The U.S. House last week passed a bill that could be the biggest overhaul to labor law in decades if it can clear the Senate and reach President Joe Biden.
The Protecting the Right to Organize Act, known as the PRO Act, contains a number of provisions that would make it easier for workers to organize. The bill, for instance, would change the definition of “employee,” allowing millions of gig workers such as rideshare drivers the right to organize and form a union.
That provision has led some Republican lawmakers to call the law a federal version of California’s Assembly Bill 5, a landmark labor law passed in 2019 that required businesses to give employment benefits to more workers.

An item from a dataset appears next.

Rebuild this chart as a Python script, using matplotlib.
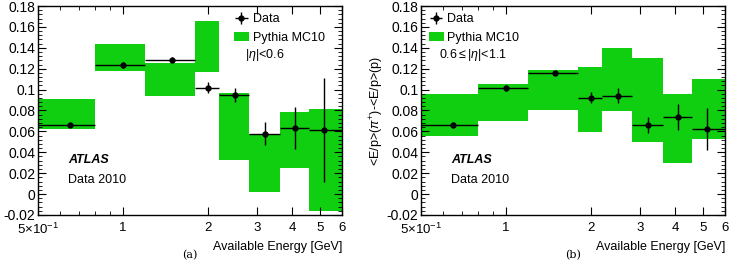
import numpy as np
import matplotlib
matplotlib.use("Agg")
import matplotlib.pyplot as plt
from matplotlib.ticker import FixedLocator, AutoMinorLocator, NullFormatter
from matplotlib.transforms import ScaledTranslation

plt.rcParams["font.family"] = ["Liberation Sans", "DejaVu Sans"]
plt.rcParams["mathtext.fontset"] = "custom"
plt.rcParams["mathtext.rm"] = "Liberation Sans"
plt.rcParams["mathtext.it"] = "Liberation Sans:italic"

# bin edges (GeV) and data point positions
edges = [0.5, 0.8, 1.2, 1.8, 2.2, 2.8, 3.6, 4.6, 6.0]
x_pts = [0.65, 1.0, 1.5, 2.0, 2.5, 3.2, 4.1, 5.2]

# panel (a) |eta| < 0.6
data_a = [0.066, 0.1235, 0.128, 0.102, 0.0948, 0.0578, 0.0629, 0.0613]
err_a = [0.002, 0.003, 0.003, 0.0057, 0.007, 0.011, 0.020, 0.050]
mc_lo_a = [0.062, 0.1175, 0.094, 0.1168, 0.0326, 0.0023, 0.0253, -0.0159]
mc_hi_a = [0.091, 0.144, 0.1258, 0.1653, 0.0967, 0.0572, 0.0786, 0.0814]

# panel (b) 0.6 <= |eta| < 1.1
data_b = [0.0661, 0.1012, 0.1156, 0.0923, 0.0942, 0.0661, 0.0741, 0.062]
err_b = [0.003, 0.003, 0.002, 0.0056, 0.007, 0.008, 0.0125, 0.020]
mc_lo_b = [0.0556, 0.070, 0.0805, 0.0591, 0.0795, 0.0495, 0.0294, 0.0527]
mc_hi_b = [0.0955, 0.1054, 0.1188, 0.1213, 0.1395, 0.1299, 0.0955, 0.1098]

green = "#10cf10"
W, H = 731, 270
fig = plt.figure(figsize=(W / 100, H / 100), dpi=100)
legend_x = {"(a)": 0.62, "(b)": 0.0}


def panel(left, data, err, lo, hi, eta_txt, caption):
    ax = fig.add_axes([left / W, 1 - 215 / H, 304 / W, 209 / H])
    e = np.array(edges)
    xp = np.array(x_pts)
    ax.bar(e[:-1], np.array(hi) - np.array(lo), width=np.diff(e), bottom=lo,
           align="edge", color=green, linewidth=0, label="Pythia MC10")
    ax.errorbar(xp, data, yerr=err, xerr=[xp - e[:-1], e[1:] - xp], fmt="o",
                color="black", ms=3.5, elinewidth=1.0, capsize=0, label="Data")
    ax.set_xscale("log")
    ax.set_xlim(0.5, 6)
    ax.set_ylim(-0.02, 0.18)
    ax.xaxis.set_major_locator(FixedLocator([0.5, 1, 2, 3, 4, 5, 6]))
    ax.xaxis.set_minor_locator(FixedLocator([0.6, 0.7, 0.8, 0.9]))
    ax.xaxis.set_minor_formatter(NullFormatter())
    ax.set_xticklabels(["5$\\times$10$^{-1}$", "1", "2", "3", "4", "5", "6"],
                       fontsize=9.5)
    first = ax.get_xticklabels()[0]
    first.set_transform(first.get_transform() +
                        ScaledTranslation(-0.14, -0.02, fig.dpi_scale_trans))
    yt = np.arange(-0.02, 0.181, 0.02)
    ax.set_yticks(yt)
    ax.set_yticklabels(["%g" % round(v, 2) for v in yt], fontsize=10)
    ax.yaxis.set_minor_locator(AutoMinorLocator(5))
    ax.tick_params(which="both", direction="in", top=True, right=True, pad=2)
    ax.tick_params(which="major", length=6)
    ax.tick_params(which="minor", length=3)
    ax.tick_params(axis="x", which="major", pad=5)
    ax.set_xlabel("Available Energy [GeV]", fontsize=9, loc="right", labelpad=3)
    ax.set_ylabel("<E/p>($\\pi^{+}$)-<E/p>(p)", fontsize=9)
    ax.yaxis.set_label_coords(-0.115, 0.5)
    for s in ax.spines.values():
        s.set_linewidth(1.0)

    h, l = ax.get_legend_handles_labels()
    ax.legend(h[::-1], l[::-1], loc="upper left", frameon=False, fontsize=9,
              handlelength=1.2, handletextpad=0.3, labelspacing=0.5,
              borderaxespad=0.2, bbox_to_anchor=(legend_x[caption], 1.0))
    ax.text(legend_x[caption] + 0.06, 0.766, eta_txt, transform=ax.transAxes,
            fontsize=9, va="center")
    ax.text(0.1, 0.263, "ATLAS", transform=ax.transAxes, fontsize=9,
            fontweight="bold", style="italic", va="center")
    ax.text(0.1, 0.167, "Data 2010", transform=ax.transAxes, fontsize=9,
            va="center")
    fig.text((left + 152) / W, 1 - 255 / H, caption, family="DejaVu Serif",
             fontsize=8, ha="center", va="center")
    return ax


panel(38, data_a, err_a, mc_lo_a, mc_hi_a, "|$\\eta$|<0.6", "(a)")
panel(421, data_b, err_b, mc_lo_b, mc_hi_b, "0.6$\\leq$|$\\eta$|<1.1", "(b)")

fig.savefig("out.png", dpi=100)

“Even worse, the PRO Act will bring to every state California’s AB 5, which destroyed numerous jobs by denying work to independent contractors,” Rep. Darrell Issa, R-Temecula, tweeted last week. “To take a reckless job killer like AB 5 and extend it across America is to make one state’s mistake the entire nation’s crisis.”
Issa’s claim about the PRO Act is inaccurate. Unlike AB 5, the PRO Act does not regulate employees’ wages and benefits, meaning companies won’t suddenly have to pay for new perks to those who are being reclassified.
“There has been a good deal of online hype that the PRO Act uses the ABC test to create a national worker classification law. To be clear, it does not,” a writer’s group the Author’s Guild wrote March 11. “It amends the federal labor law that provides collective bargaining rights and governs the National Labor Relations Board, and nothing else.”
Claim: The PRO Act will bring California’s AB 5 nationwide, Issa and other Republican lawmakers say.
Rating: False
Details: The California Supreme Court issued a ruling in 2018 adopting what is known as the ABC test to define independent contractors. AB 5 in 2019 codified the ruling, which is referred to as the Dynamex decision.
The test has three prongs that must be met for a worker to be considered an independent contractor. Otherwise, the person would be considered an employee eligible for benefits:
- The individual is free from control and direction in connection with the performance of the service, both under the contract for the performance of service and in fact;
- The service is performed outside the usual course of the business of the employer; and
- The individual is customarily engaged in an independently established trade, occupation, profession, or business of the same nature as that involved in the service performed.